Animal feed produced in Germany that was contaminated with dioxins – toxic chemicals produced as a by-product of industrial processes – have been imported to France and Denmark, according to news reports.
German authorities closed nearly 5000 farms and culled thousands of chickens across the country last week after the birds ate contaminated feed. The toxins were passed on to the birds’ eggs, and these tainted eggs were exported to Holland and the UK.
The European Commission said tests on the eggs showed dioxin levels at 0.23 picograms per gram of fat – well below the maximum level allowed of 3 picograms per gram of fat. But contaminated fat made by a chemical company based near Hamburg has now found its way into feed into France and Denmark.
“In the case in France… apparently the concentration of dioxin was lower that the maximum authorised concentration allowed in EU law for animal feed, says Frederic Vincent, spokesman for consumer commissioner John Dalli.

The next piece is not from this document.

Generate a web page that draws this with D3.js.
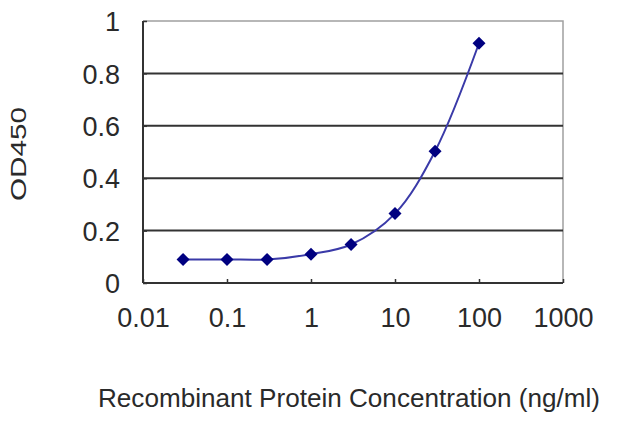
<!DOCTYPE html>
<html>
<head>
<meta charset="utf-8">
<script src="https://cdn.jsdelivr.net/npm/d3@7"></script>
<style>
  body { margin: 0; background: #fff; }
  text { font-family: "Liberation Sans", Arial, sans-serif; fill: #2a2a2a; }
</style>
</head>
<body>
<div id="chart"></div>
<script>
// concentrations (ng/ml) and measured OD450
const concentrations = [0.03, 0.1, 0.3, 1, 3, 10, 30, 100];
const odValues = [0.09, 0.09, 0.09, 0.11, 0.147, 0.265, 0.503, 0.915];
const xTicks = [0.01, 0.1, 1, 10, 100, 1000];
const xTickLabels = ["0.01", "0.1", "1", "10", "100", "1000"];
const yTicks = [0, 0.2, 0.4, 0.6, 0.8, 1];
const yTickLabels = ["0", "0.2", "0.4", "0.6", "0.8", "1"];

document.addEventListener("DOMContentLoaded", function () {
    drawChart();
});

function drawChart() {
    const W = 640, H = 427;
    const margin = {top: 21, right: 77, bottom: 144, left: 143};
    const width = W - margin.left - margin.right;
    const height = H - margin.top - margin.bottom;

    const svg = d3.select("#chart")
        .append("svg")
        .attr("width", W)
        .attr("height", H);

    const g = svg.append("g")
        .attr("transform", `translate(${margin.left},${margin.top})`);

    const x = d3.scaleLog()
        .domain([0.01, 1000])
        .range([0, width]);

    const y = d3.scaleLinear()
        .domain([0, 1])
        .range([height, 0]);

    // top and right border (light)
    g.append("path")
        .attr("d", `M0,0H${width}V${height}`)
        .attr("fill", "none")
        .attr("stroke", "#a0a0a0")
        .attr("stroke-width", 1.5);

    // gridlines
    g.selectAll(".grid")
        .data(yTicks.filter(d => d > 0 && d < 1))
        .enter()
        .append("line")
        .attr("class", "grid")
        .attr("x1", 0)
        .attr("x2", width)
        .attr("y1", d => y(d))
        .attr("y2", d => y(d))
        .attr("stroke", "#333")
        .attr("stroke-width", 2);

    // y axis
    const yAxis = g.append("g")
        .call(d3.axisLeft(y).tickValues(yTicks).tickSize(-4).tickFormat((d, i) => yTickLabels[i]));
    yAxis.select(".domain").attr("stroke", "#333").attr("stroke-width", 2).attr("d", `M0,0V${height}`);
    yAxis.selectAll(".tick line").attr("stroke", "#333").attr("stroke-width", 1.5);
    yAxis.selectAll(".tick text")
        .attr("x", -23)
        .attr("dy", "0.36em")
        .style("font-size", "27px")
        .attr("fill", "#2a2a2a");

    // x axis
    const xAxis = g.append("g")
        .attr("transform", `translate(0,${height})`)
        .call(d3.axisBottom(x).tickValues(xTicks).tickSize(-4).tickFormat((d, i) => xTickLabels[i]));
    xAxis.select(".domain").attr("stroke", "#333").attr("stroke-width", 2).attr("d", `M0,0H${width}`);
    xAxis.selectAll(".tick line").attr("stroke", "#333").attr("stroke-width", 1.5);
    xAxis.selectAll(".tick text")
        .attr("y", 44)
        .attr("dy", 0)
        .style("font-size", "27px")
        .attr("fill", "#2a2a2a");

    // smoothed curve
    const pts = concentrations.map((c, i) => ({c: c, v: odValues[i]}));
    const line = d3.line()
        .x(d => x(d.c))
        .y(d => y(d.v))
        .curve(d3.curveCatmullRom.alpha(0.5));

    g.append("path")
        .datum(pts)
        .attr("d", line)
        .attr("fill", "none")
        .attr("stroke", "#3a3aa8")
        .attr("stroke-width", 2);

    // diamond markers
    g.selectAll(".dot")
        .data(pts)
        .enter()
        .append("path")
        .attr("class", "dot")
        .attr("transform", d => `translate(${x(d.c)},${y(d.v)})`)
        .attr("d", "M0,-6.5L6.5,0L0,6.5L-6.5,0Z")
        .attr("fill", "#000080");

    // axis titles
    svg.append("text")
        .attr("x", 98)
        .attr("y", 407)
        .attr("textLength", 502)
        .attr("lengthAdjust", "spacingAndGlyphs")
        .style("font-size", "26px")
        .text("Recombinant Protein Concentration (ng/ml)");

    svg.append("text")
        .attr("transform", "translate(26,201) rotate(-90)")
        .attr("textLength", 94)
        .attr("lengthAdjust", "spacingAndGlyphs")
        .style("font-size", "22px")
        .text("OD450");
}
</script>
</body>
</html>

Iise Aigner, German federal agricultural minister accused feed producers of “acting irresponsibly and unscrupulously” and warned of “serious consequences”. She urged the industry come up with “tough new regulations”.
The Commission has also called for improvements in monitoring by the food production sector “either voluntarily or by legislation”. It wants wants a new system of strict segregation between fats for industrial use and fats destined for food production.
Conservative agriculture spokesman in the European Parliament, Richard Ashworth MEP, called for greater traceability of products.
“There should be far more effective traceability systems set up, which would allow products to be traced directly in the case of a scare such as this,” he said.